## Goal of the exercise
Everything in the data should be repeated exactly, save for the images.

## Data excerpt
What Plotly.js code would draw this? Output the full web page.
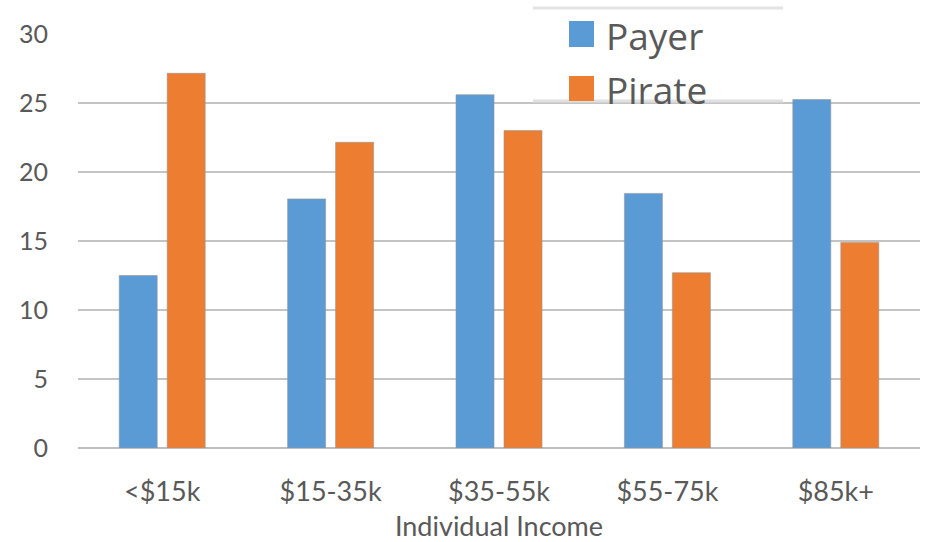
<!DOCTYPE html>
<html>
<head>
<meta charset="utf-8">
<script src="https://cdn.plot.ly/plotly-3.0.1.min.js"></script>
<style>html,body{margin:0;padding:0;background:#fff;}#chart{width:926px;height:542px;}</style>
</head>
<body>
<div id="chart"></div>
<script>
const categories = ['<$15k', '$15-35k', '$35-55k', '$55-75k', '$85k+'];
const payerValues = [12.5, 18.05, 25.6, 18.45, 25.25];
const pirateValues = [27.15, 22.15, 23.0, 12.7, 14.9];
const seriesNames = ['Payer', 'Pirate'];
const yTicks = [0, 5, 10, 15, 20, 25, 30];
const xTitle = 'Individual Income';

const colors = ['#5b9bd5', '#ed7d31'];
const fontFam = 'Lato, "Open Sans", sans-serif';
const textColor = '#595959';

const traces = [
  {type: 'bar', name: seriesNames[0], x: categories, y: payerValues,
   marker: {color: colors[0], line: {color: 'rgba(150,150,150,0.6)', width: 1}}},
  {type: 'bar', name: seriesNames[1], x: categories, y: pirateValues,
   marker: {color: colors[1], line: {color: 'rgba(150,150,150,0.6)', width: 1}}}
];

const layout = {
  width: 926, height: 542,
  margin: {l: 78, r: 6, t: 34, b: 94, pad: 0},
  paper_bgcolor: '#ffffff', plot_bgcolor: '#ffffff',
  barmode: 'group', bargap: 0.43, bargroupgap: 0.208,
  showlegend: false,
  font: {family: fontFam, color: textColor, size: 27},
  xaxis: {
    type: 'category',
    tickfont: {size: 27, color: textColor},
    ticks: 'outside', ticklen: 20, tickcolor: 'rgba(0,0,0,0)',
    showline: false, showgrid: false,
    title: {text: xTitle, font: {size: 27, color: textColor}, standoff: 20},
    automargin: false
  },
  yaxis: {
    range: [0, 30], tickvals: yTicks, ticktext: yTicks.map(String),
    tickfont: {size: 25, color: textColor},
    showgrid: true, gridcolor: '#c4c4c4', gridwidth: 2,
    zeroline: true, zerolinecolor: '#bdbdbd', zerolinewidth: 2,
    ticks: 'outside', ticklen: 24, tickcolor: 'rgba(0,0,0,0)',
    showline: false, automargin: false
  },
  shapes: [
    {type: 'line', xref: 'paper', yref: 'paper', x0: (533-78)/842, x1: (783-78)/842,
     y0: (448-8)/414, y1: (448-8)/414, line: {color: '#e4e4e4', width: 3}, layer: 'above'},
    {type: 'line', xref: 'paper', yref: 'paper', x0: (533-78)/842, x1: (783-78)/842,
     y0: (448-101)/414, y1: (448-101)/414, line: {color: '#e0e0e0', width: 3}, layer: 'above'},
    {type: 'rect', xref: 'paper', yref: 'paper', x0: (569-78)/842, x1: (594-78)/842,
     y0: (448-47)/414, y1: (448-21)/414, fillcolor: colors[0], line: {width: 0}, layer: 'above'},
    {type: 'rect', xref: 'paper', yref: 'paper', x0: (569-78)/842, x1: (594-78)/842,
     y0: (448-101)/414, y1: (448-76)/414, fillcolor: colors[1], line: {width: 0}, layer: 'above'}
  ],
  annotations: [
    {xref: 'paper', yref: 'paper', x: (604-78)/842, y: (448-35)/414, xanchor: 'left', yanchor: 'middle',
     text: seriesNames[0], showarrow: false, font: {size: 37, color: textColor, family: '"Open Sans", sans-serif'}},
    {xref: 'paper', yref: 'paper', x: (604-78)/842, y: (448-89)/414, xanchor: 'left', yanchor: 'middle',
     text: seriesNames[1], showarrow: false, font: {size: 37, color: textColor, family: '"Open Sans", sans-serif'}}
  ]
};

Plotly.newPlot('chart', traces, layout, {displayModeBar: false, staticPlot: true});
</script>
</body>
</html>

## Final result
What Plotly.js code would draw this? Output the full web page.
<!DOCTYPE html>
<html>
<head>
<meta charset="utf-8">
<script src="https://cdn.plot.ly/plotly-3.0.1.min.js"></script>
<style>html,body{margin:0;padding:0;background:#fff;}#chart{width:926px;height:542px;}</style>
</head>
<body>
<div id="chart"></div>
<script>
const categories = ['<$15k', '$15-35k', '$35-55k', '$55-75k', '$85k+'];
const payerValues = [12.5, 18.05, 25.6, 18.45, 25.25];
const pirateValues = [27.15, 22.15, 23.0, 12.7, 14.9];
const seriesNames = ['Payer', 'Pirate'];
const yTicks = [0, 5, 10, 15, 20, 25, 30];
const xTitle = 'Individual Income';

const colors = ['#5b9bd5', '#ed7d31'];
const fontFam = 'Lato, "Open Sans", sans-serif';
const textColor = '#595959';

const traces = [
  {type: 'bar', name: seriesNames[0], x: categories, y: payerValues,
   marker: {color: colors[0], line: {color: 'rgba(150,150,150,0.6)', width: 1}}},
  {type: 'bar', name: seriesNames[1], x: categories, y: pirateValues,
   marker: {color: colors[1], line: {color: 'rgba(150,150,150,0.6)', width: 1}}}
];

const layout = {
  width: 926, height: 542,
  margin: {l: 78, r: 6, t: 34, b: 94, pad: 0},
  paper_bgcolor: '#ffffff', plot_bgcolor: '#ffffff',
  barmode: 'group', bargap: 0.43, bargroupgap: 0.208,
  showlegend: false,
  font: {family: fontFam, color: textColor, size: 27},
  xaxis: {
    type: 'category',
    tickfont: {size: 27, color: textColor},
    ticks: 'outside', ticklen: 20, tickcolor: 'rgba(0,0,0,0)',
    showline: false, showgrid: false,
    title: {text: xTitle, font: {size: 27, color: textColor}, standoff: 20},
    automargin: false
  },
  yaxis: {
    range: [0, 30], tickvals: yTicks, ticktext: yTicks.map(String),
    tickfont: {size: 25, color: textColor},
    showgrid: true, gridcolor: '#c4c4c4', gridwidth: 2,
    zeroline: true, zerolinecolor: '#bdbdbd', zerolinewidth: 2,
    ticks: 'outside', ticklen: 24, tickcolor: 'rgba(0,0,0,0)',
    showline: false, automargin: false
  },
  shapes: [
    {type: 'line', xref: 'paper', yref: 'paper', x0: (533-78)/842, x1: (783-78)/842,
     y0: (448-8)/414, y1: (448-8)/414, line: {color: '#e4e4e4', width: 3}, layer: 'above'},
    {type: 'line', xref: 'paper', yref: 'paper', x0: (533-78)/842, x1: (783-78)/842,
     y0: (448-101)/414, y1: (448-101)/414, line: {color: '#e0e0e0', width: 3}, layer: 'above'},
    {type: 'rect', xref: 'paper', yref: 'paper', x0: (569-78)/842, x1: (594-78)/842,
     y0: (448-47)/414, y1: (448-21)/414, fillcolor: colors[0], line: {width: 0}, layer: 'above'},
    {type: 'rect', xref: 'paper', yref: 'paper', x0: (569-78)/842, x1: (594-78)/842,
     y0: (448-101)/414, y1: (448-76)/414, fillcolor: colors[1], line: {width: 0}, layer: 'above'}
  ],
  annotations: [
    {xref: 'paper', yref: 'paper', x: (604-78)/842, y: (448-35)/414, xanchor: 'left', yanchor: 'middle',
     text: seriesNames[0], showarrow: false, font: {size: 37, color: textColor, family: '"Open Sans", sans-serif'}},
    {xref: 'paper', yref: 'paper', x: (604-78)/842, y: (448-89)/414, xanchor: 'left', yanchor: 'middle',
     text: seriesNames[1], showarrow: false, font: {size: 37, color: textColor, family: '"Open Sans", sans-serif'}}
  ]
};

Plotly.newPlot('chart', traces, layout, {displayModeBar: false, staticPlot: true});
</script>
</body>
</html>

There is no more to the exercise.